_Source material_:
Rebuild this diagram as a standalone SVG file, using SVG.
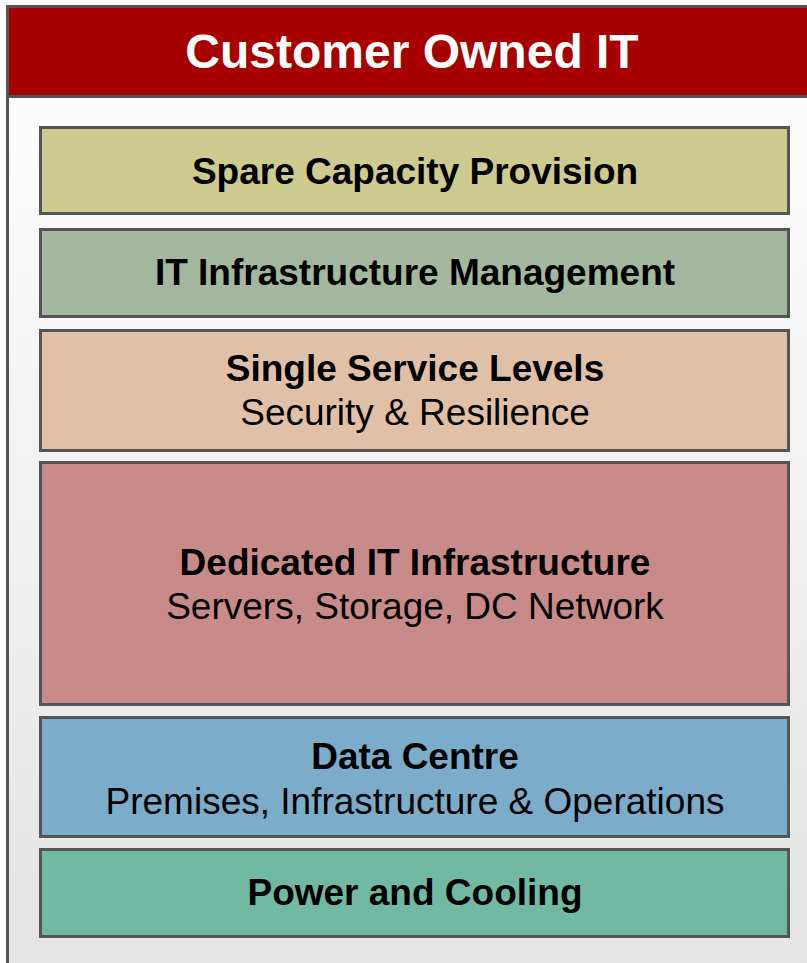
<svg xmlns="http://www.w3.org/2000/svg" width="807" height="963" viewBox="0 0 807 963">
<defs>
<linearGradient id="bg" x1="0" y1="0" x2="0" y2="1">
<stop offset="0" stop-color="#ffffff"/>
<stop offset="1" stop-color="#e4e4e4"/>
</linearGradient>
<style>
.box{stroke:#555555;stroke-width:3}
.t{font-family:"Liberation Sans",Arial,sans-serif;text-anchor:middle;fill:#000}
.b{font-weight:bold;font-size:37px}
.n{font-size:37px}
</style>
</defs>
<g id="frame">
<rect x="7.5" y="6.5" width="810" height="970" fill="url(#bg)" stroke="#555555" stroke-width="3"/>
<rect x="7.5" y="6.5" width="810" height="90" fill="#a60000" stroke="#555555" stroke-width="3"/>
<text class="t" x="412" y="68" style="font-weight:bold;font-size:48px;fill:#ffffff">Customer Owned IT</text>
</g>
<g id="spare">
<rect class="box" x="40.5" y="127.5" width="748" height="86" fill="#cdcb8f"/>
<text class="t b" x="415" y="184">Spare Capacity Provision</text>
</g>
<g id="itmgmt">
<rect class="box" x="40.5" y="229.5" width="748" height="87" fill="#a3b89e"/>
<text class="t b" x="415" y="285">IT Infrastructure Management</text>
</g>
<g id="service">
<rect class="box" x="40.5" y="330.5" width="748" height="120" fill="#e0c1a7"/>
<text class="t b" x="415" y="381">Single Service Levels</text>
<text class="t n" x="415" y="425">Security &amp; Resilience</text>
</g>
<g id="dedicated">
<rect class="box" x="40.5" y="462.5" width="748" height="242" fill="#c98b8a"/>
<text class="t b" x="415" y="575">Dedicated IT Infrastructure</text>
<text class="t n" x="415" y="619">Servers, Storage, DC Network</text>
</g>
<g id="datacentre">
<rect class="box" x="40.5" y="717.5" width="748" height="119" fill="#7badcb"/>
<text class="t b" x="415" y="769">Data Centre</text>
<text class="t n" x="415" y="814">Premises, Infrastructure &amp; Operations</text>
</g>
<g id="power">
<rect class="box" x="40.5" y="849.5" width="748" height="87" fill="#71b9a3"/>
<text class="t b" x="415" y="905">Power and Cooling</text>
</g>
<g id="connectors"/>
</svg>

_Exercise goal_: Could you repeat all of the material exactly? Pictures should not be copied.

_Written reply_:
Rebuild this diagram as a standalone SVG file, using SVG.
<svg xmlns="http://www.w3.org/2000/svg" width="807" height="963" viewBox="0 0 807 963">
<defs>
<linearGradient id="bg" x1="0" y1="0" x2="0" y2="1">
<stop offset="0" stop-color="#ffffff"/>
<stop offset="1" stop-color="#e4e4e4"/>
</linearGradient>
<style>
.box{stroke:#555555;stroke-width:3}
.t{font-family:"Liberation Sans",Arial,sans-serif;text-anchor:middle;fill:#000}
.b{font-weight:bold;font-size:37px}
.n{font-size:37px}
</style>
</defs>
<g id="frame">
<rect x="7.5" y="6.5" width="810" height="970" fill="url(#bg)" stroke="#555555" stroke-width="3"/>
<rect x="7.5" y="6.5" width="810" height="90" fill="#a60000" stroke="#555555" stroke-width="3"/>
<text class="t" x="412" y="68" style="font-weight:bold;font-size:48px;fill:#ffffff">Customer Owned IT</text>
</g>
<g id="spare">
<rect class="box" x="40.5" y="127.5" width="748" height="86" fill="#cdcb8f"/>
<text class="t b" x="415" y="184">Spare Capacity Provision</text>
</g>
<g id="itmgmt">
<rect class="box" x="40.5" y="229.5" width="748" height="87" fill="#a3b89e"/>
<text class="t b" x="415" y="285">IT Infrastructure Management</text>
</g>
<g id="service">
<rect class="box" x="40.5" y="330.5" width="748" height="120" fill="#e0c1a7"/>
<text class="t b" x="415" y="381">Single Service Levels</text>
<text class="t n" x="415" y="425">Security &amp; Resilience</text>
</g>
<g id="dedicated">
<rect class="box" x="40.5" y="462.5" width="748" height="242" fill="#c98b8a"/>
<text class="t b" x="415" y="575">Dedicated IT Infrastructure</text>
<text class="t n" x="415" y="619">Servers, Storage, DC Network</text>
</g>
<g id="datacentre">
<rect class="box" x="40.5" y="717.5" width="748" height="119" fill="#7badcb"/>
<text class="t b" x="415" y="769">Data Centre</text>
<text class="t n" x="415" y="814">Premises, Infrastructure &amp; Operations</text>
</g>
<g id="power">
<rect class="box" x="40.5" y="849.5" width="748" height="87" fill="#71b9a3"/>
<text class="t b" x="415" y="905">Power and Cooling</text>
</g>
<g id="connectors"/>
</svg>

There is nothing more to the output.